High fuel pricescoupled with an ever-growing shortage of drivers is complicating efforts by trucking companies to stay profitable. Carriers, though, are reporting that they are successfully staying in the black in part by keeping a lid on capacity, thus helping sustain upward momentum for freight rates.

“We remain committed to maintaining our fleet size at approximately 7,300 trucks [and] continue to strengthen and redesign our truckload freight network to optimize and maximize increasing freight opportunities without adding trucks,” noted Werner Enterprises in the its third quarter earnings report. “As a result, we are focused on expanding our operating margin percentage to raise our returns on assets, equity and invested capital.”

Werner – which saw its third quarter earnings increase 22% to over $29.5 million on a 10% jump in total revenues to over $509.5 million compared to the same period in 2010 – added that its average revenues per total mile increased 3% in the third quarter, with contractual rate increases and a better freight mix the principal reasons for that rate improvement.

One of the reasons fleets are seeking to boost freight rates stems from the high costs of diesel fuel which, despite a steady decline that occurred from summer through late fall, remain higher than average when compared to 2010.

“High fuel prices have negatively impacted the industry for multiple consecutive quarters, and fuel surcharge programs have not adequately offset the cost,” noted Kevin Knight, chairman & CEO of Knight Transportation, which currently operates 3,939 trucks.

“When factoring in our company fuel expense, net of fuel surcharge, and the fuel expense included in our purchased transportation cost, increased fuel prices negatively impacted the operating ratio of our asset-based businesses by over 100 basis points when compared to the same period last year,” he said, noting that the average price per gallon for diesel fuel in the U.S. in the third quarter increased 31.5% to $3.87 from $2.94 for the same period of 2010.

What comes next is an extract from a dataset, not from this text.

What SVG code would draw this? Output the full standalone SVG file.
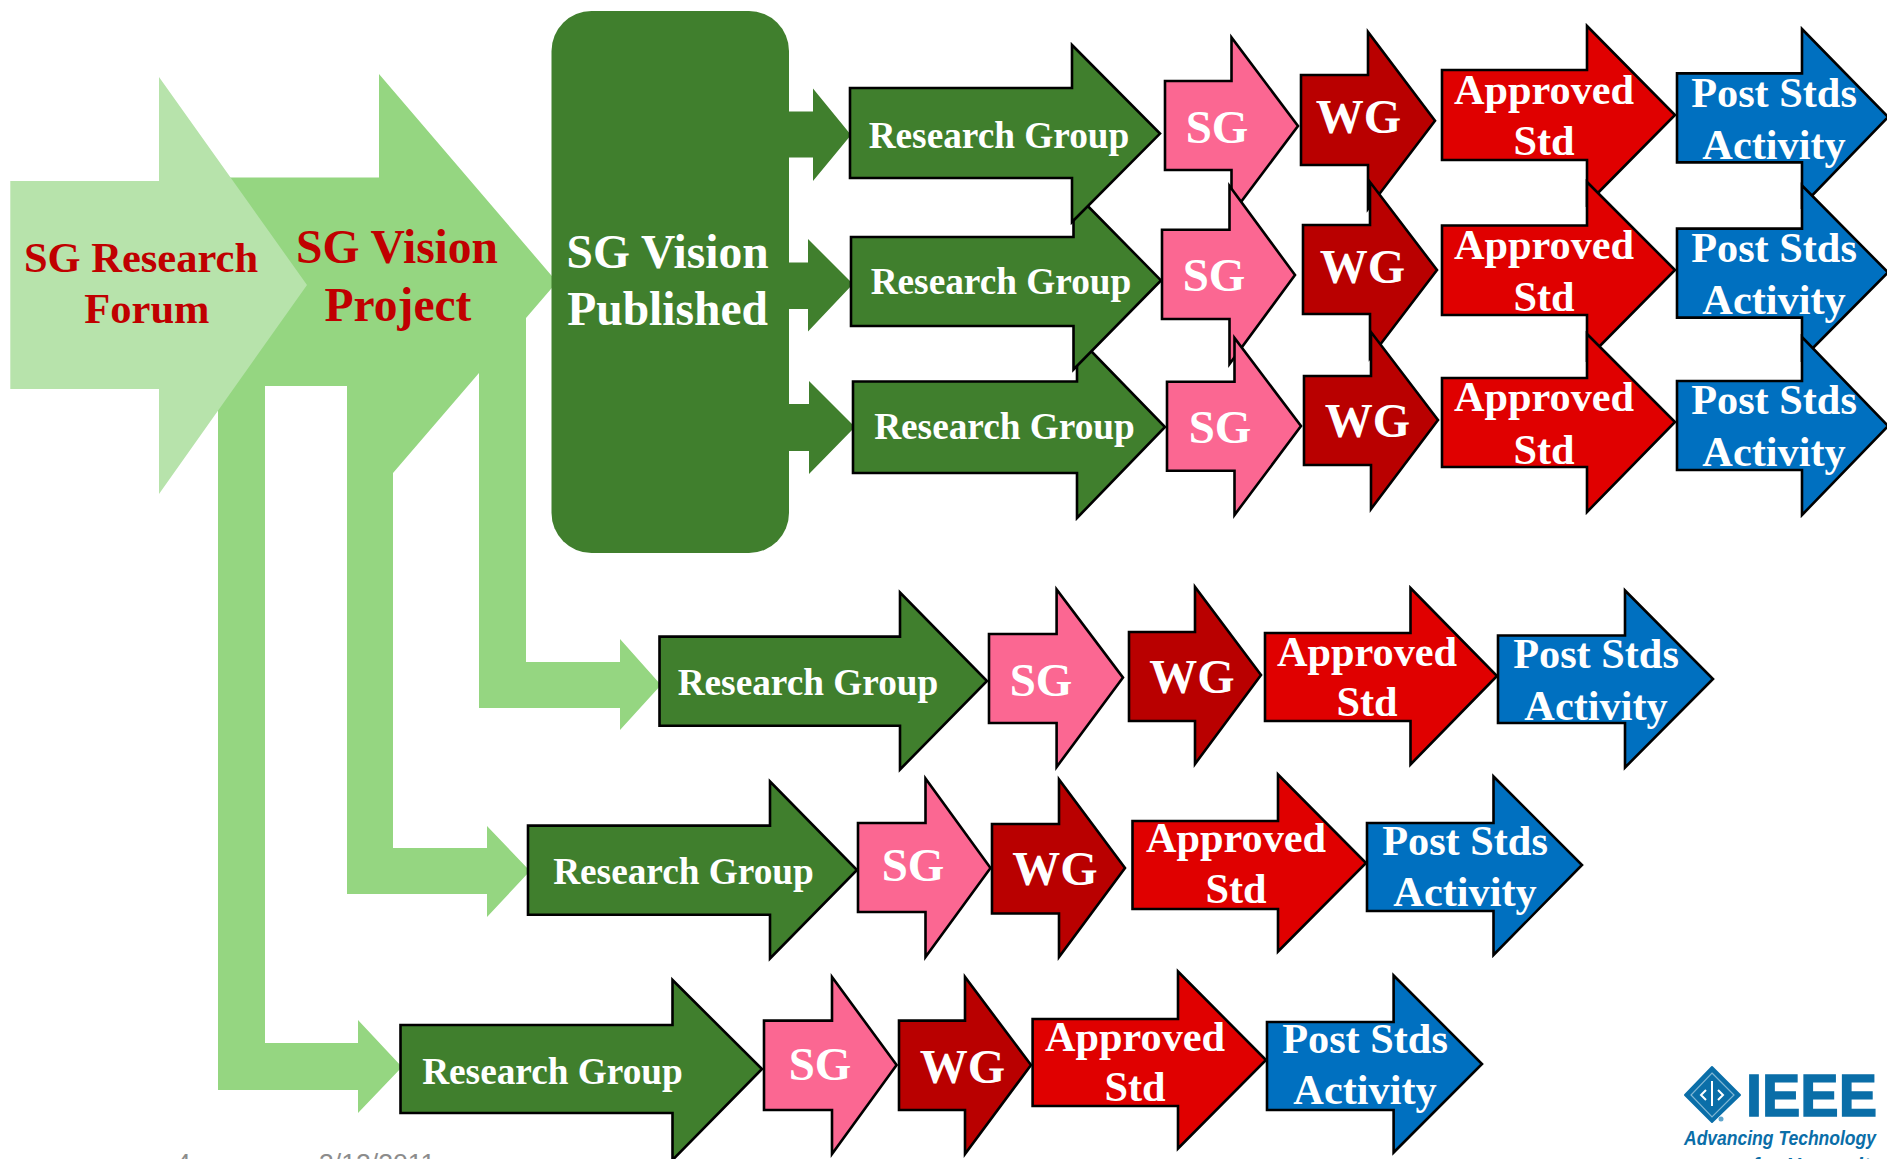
<svg xmlns="http://www.w3.org/2000/svg" width="1887" height="1159" viewBox="0 0 1887 1159">
<style>
text{font-family:"Liberation Serif","Times New Roman",serif;font-weight:bold;text-anchor:middle;fill:#fff}
.a{stroke:#000;stroke-width:2.6;stroke-linejoin:miter}
.rg{fill:#407f2d}.sg{fill:#fb6792}.wg{fill:#b90000}.ap{fill:#e00000}.ps{fill:#0070c0}
.trg{font-size:37.300px}.tsg{font-size:47px}.twg{font-size:48px}.tl{font-size:42.300px}
.lt{fill:#95d681}.dk{fill:#407f2d}
.red{fill:#c00000}
.foot{font-family:"Liberation Sans",Arial,sans-serif;font-weight:normal;font-size:26.600px;fill:#8c8c8c;text-anchor:start}
.logo{font-family:"Liberation Sans",Arial,sans-serif;fill:#0a6ea8;text-anchor:start}
</style>
<g id="connectors">
<path class="lt" d="M479 380H526V662H620V639L661 685L620 730V708H479Z"/>
<path class="lt" d="M347 380H393V848H487V826L530 871L487 917V894H347Z"/>
<path class="lt" d="M218 380H265V1043H358V1020L402 1067L358 1113V1090H218Z"/>
<path class="dk" d="M780 111.400H813V88.600L851 135L813 181V157.500H780Z"/>
<path class="dk" d="M780 262.500H808V239L853 284L808 331.500V309H780Z"/>
<path class="dk" d="M780 404H809V381L855 427L809 474V451H780Z"/>
</g>
<g id="vision-project">
<path class="lt" d="M200 177.500H379V74L557 282L526 318V400H479V373L393 473V400H347V386H200Z"/>
<text class="red" x="397" y="262.500" font-size="47.500">SG Vision</text>
<text class="red" x="398" y="320.600" font-size="47.500">Project</text>
</g>
<g id="research-forum">
<path fill="#b7e3ab" d="M10.300 181H159V77L307 285L159 494V389H10.300Z"/>
<text class="red" x="141" y="272.400" font-size="42.500">SG Research</text>
<text class="red" x="146.900" y="323" font-size="42.500">Forum</text>
</g>
<g id="vision-published">
<rect class="dk" x="551.500" y="11" width="237.500" height="542" rx="40" ry="40"/>
<text x="667.600" y="267.500" font-size="47.500">SG Vision</text>
<text x="667.600" y="324.500" font-size="47.500">Published</text>
</g>
<g id="research-groups">
<g id="rg3"><path class="a rg" d="M853 381.500H1077V336.500L1165 427L1077 518V473H853Z"/><text class="trg" x="1004.500" y="439">Research Group</text></g>
<g id="rg2"><path class="a rg" d="M851 237H1073.500V191.500L1161 280.400L1073.500 369.500V326H851Z"/><text class="trg" x="1001" y="294">Research Group</text></g>
<g id="rg1"><path class="a rg" d="M850 88H1072V45L1160 133.600L1072 222V178H850Z"/><text class="trg" x="999" y="148">Research Group</text></g>
</g>
<g id="row1">
<g id="sg1"><path class="a sg" d="M1165 81H1231.500V37.500L1298 126L1231.500 214.500V170H1165Z"/><text class="tsg" x="1217" y="143">SG</text></g>
<g id="wg1"><path class="a wg" d="M1301 75H1368V32L1435 120.700L1368 209V165H1301Z"/><text class="twg" x="1358.500" y="133">WG</text></g>
<g id="ap1"><path class="a ap" d="M1442 70H1587V26L1675 115L1587 204V160H1442Z"/><text class="tl" x="1544" y="104.400">Approved</text><text class="tl" x="1544" y="155">Std</text></g>
<g id="ps1"><path class="a ps" d="M1677 73.400H1802V29L1888 117L1802 206V162.400H1677Z"/><text class="tl" x="1774" y="107">Post Stds</text><text class="tl" x="1774" y="158.600">Activity</text></g>
</g>
<g id="row2">
<g id="sg2"><path class="a sg" d="M1162 229.700H1229.500V186L1295 275L1229.500 364V319H1162Z"/><text class="tsg" x="1214" y="291">SG</text></g>
<g id="wg2"><path class="a wg" d="M1303 225H1370V182L1437 270L1370 358V314H1303Z"/><text class="twg" x="1362.500" y="283">WG</text></g>
<g id="ap2"><path class="a ap" d="M1442 225.500H1587V182L1675 270L1587 359V315H1442Z"/><text class="tl" x="1544" y="258.600">Approved</text><text class="tl" x="1544" y="311.400">Std</text></g>
<g id="ps2"><path class="a ps" d="M1677 228.600H1802V185.500L1888 272.400L1802 359V317.600H1677Z"/><text class="tl" x="1774" y="261.800">Post Stds</text><text class="tl" x="1774" y="313.500">Activity</text></g>
</g>
<g id="row3">
<g id="sg3"><path class="a sg" d="M1167 381.700H1234.500V338L1301 426L1234.500 515V470.700H1167Z"/><text class="tsg" x="1220" y="442.500">SG</text></g>
<g id="wg3"><path class="a wg" d="M1304 376H1371V332L1438 420L1371 509V465H1304Z"/><text class="twg" x="1367.500" y="437">WG</text></g>
<g id="ap3"><path class="a ap" d="M1442 378H1587V334L1675 422L1587 512V467H1442Z"/><text class="tl" x="1544" y="411">Approved</text><text class="tl" x="1544" y="463.500">Std</text></g>
<g id="ps3"><path class="a ps" d="M1677 381H1802V337L1888 426L1802 515V470H1677Z"/><text class="tl" x="1774" y="413.500">Post Stds</text><text class="tl" x="1774" y="466">Activity</text></g>
</g>
<g id="row4">
<g id="rg4"><path class="a rg" d="M659.500 636.600H900V592.500L987 681L900 769.500V725.700H659.500Z"/><text class="trg" x="808" y="694.600">Research Group</text></g>
<g id="sg4"><path class="a sg" d="M989 634H1056.600V589.500L1123 677.600L1056.600 767V723H989Z"/><text class="tsg" x="1041" y="695.600">SG</text></g>
<g id="wg4"><path class="a wg" d="M1129 632H1195V587L1261 675L1195 764V721H1129Z"/><text class="twg" x="1192" y="693">WG</text></g>
<g id="ap4"><path class="a ap" d="M1265 633H1410.500V588L1497 676L1410.500 764.500V721H1265Z"/><text class="tl" x="1367" y="665.600">Approved</text><text class="tl" x="1367" y="716">Std</text></g>
<g id="ps4"><path class="a ps" d="M1498 635.500H1625V590.500L1713 679L1625 767.500V723H1498Z"/><text class="tl" x="1596" y="668">Post Stds</text><text class="tl" x="1596" y="719.600">Activity</text></g>
</g>
<g id="row5">
<g id="rg5"><path class="a rg" d="M528 825.600H770V781.500L857 870L770 958.500V914.700H528Z"/><text class="trg" x="683.500" y="883.600">Research Group</text></g>
<g id="sg5"><path class="a sg" d="M858 823H925.500V778.500L990.500 868L925.500 957V912H858Z"/><text class="tsg" x="913" y="881">SG</text></g>
<g id="wg5"><path class="a wg" d="M992 824H1059V779.500L1125 868L1059 957V913.500H992Z"/><text class="twg" x="1055" y="885">WG</text></g>
<g id="ap5"><path class="a ap" d="M1132.500 821H1278V774.500L1366 863L1278 951.500V909H1132.500Z"/><text class="tl" x="1236" y="852">Approved</text><text class="tl" x="1236" y="903">Std</text></g>
<g id="ps5"><path class="a ps" d="M1367 823H1493.500V776.500L1582 865L1493.500 955V911H1367Z"/><text class="tl" x="1465" y="854.700">Post Stds</text><text class="tl" x="1465" y="906">Activity</text></g>
</g>
<g id="row6">
<g id="rg6"><path class="a rg" d="M400.500 1025H672.500V980L762 1069L672.500 1160V1113H400.500Z"/><text class="trg" x="552.500" y="1084">Research Group</text></g>
<g id="sg6"><path class="a sg" d="M764 1020.600H832V977L896.600 1065L832 1154V1110H764Z"/><text class="tsg" x="820" y="1080">SG</text></g>
<g id="wg6"><path class="a wg" d="M899 1020.600H965V977L1031 1065L965 1154V1110H899Z"/><text class="twg" x="962.500" y="1083">WG</text></g>
<g id="ap6"><path class="a ap" d="M1032.600 1019H1178V971.500L1266 1060L1178 1148.500V1106H1032.600Z"/><text class="tl" x="1135" y="1050.600">Approved</text><text class="tl" x="1135" y="1101">Std</text></g>
<g id="ps6"><path class="a ps" d="M1267 1022H1393.600V975.500L1482 1064L1393.600 1152.500V1110H1267Z"/><text class="tl" x="1365" y="1052.500">Post Stds</text><text class="tl" x="1365" y="1104">Activity</text></g>
</g>
<g id="footer">
<text class="foot" x="176" y="1172">4</text>
<text class="foot" x="319" y="1172">3/12/2011</text>
</g>
<g id="ieee-logo">
<path fill="#0a6ea8" stroke="#0a6ea8" stroke-width="2" stroke-linejoin="round" d="M1712 1067L1740 1095L1712 1122L1685 1095Z"/>
<path fill="none" stroke="#7fb6d4" stroke-width="1.200" d="M1712 1073L1734 1095L1712 1117L1691 1095Z"/>
<path fill="none" stroke="#fff" stroke-width="2" d="M1712 1081V1106M1706 1090L1701 1095L1706 1100M1718 1090L1723 1095L1718 1100"/>
<circle cx="1721" cy="1119" r="2.500" fill="#5fa5cc"/>
<text class="logo" x="1746" y="1116" font-size="60" font-weight="bold" stroke="#0a6ea8" stroke-width="1.500" textLength="131" lengthAdjust="spacingAndGlyphs">IEEE</text>
<text class="logo" x="1684" y="1145" font-size="21" font-style="italic" font-weight="bold" textLength="192" lengthAdjust="spacingAndGlyphs">Advancing Technology</text>
<text class="logo" x="1752" y="1172" font-size="21" font-style="italic" font-weight="bold">for Humanity</text>
</g>
</svg>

The carrier is feeling the impact of those high prices on its bottom line. In the third quarter this year, Knight said its net income remain flat at $16.7 million versus the same period in 2010, even though total revenue increased 18.7% to $227.1 million.

For the first nine months of 2011, Knight noted its net income decreased 4.6% to $42.8 million from $44.8 million over the same period in 2010, even though year-to-date revenues increased 18.4% to $642.1 million from $542.4 million during the same stretch last year.

Driver availability also remains tight across the industry, Knight pointed out, but he believes his company’s efforts to diversify into port and rail trucking services, as well as intermodal business, will be an advantage down the road.

“We feel our decentralized model, regional freight lanes, and strong utilization provides us a competitive advantage to recruit and retain experienced driving associates,” he explained.

That bodes well if the U.S. economy maintains sluggish yet continues upward economic growth, as recent data is now indicating. For example, the Credit Managers’ Index (CMI) compiled by the National Association of Credit Management (NACM) held relatively steady in October at 53.7 after rising to 53.8 in September from 52.7 in August.

“The majority of economic indicators have been reasonably positive over the past few weeks and seem to be pointing to better months to come and the CMI index did not dispel this assumption, although the slower pace of progress reminds those paying attention that this is unlikely to be a rapid recovery for any but a handful of sectors,” noted Chris Kuehl, NACM’s chief economist, in a statement.

“The latest data on the expansion of the U.S. economy in the third quarter reinforces the notion that conditions have started to improve, and the retail data thus far has been more encouraging than not,” said Kuehl. “If one looks at the steady rebound in the financial stability of the business community over the last month, there is some reason to assume that conditions will improve even more in the last two months of the year.”

“Most of the decline took place in the favorable factors suggesting that growth is not yet ready to surge, but the fact remains that adjustments were relatively minor and remain above the trend from earlier this summer,” he added.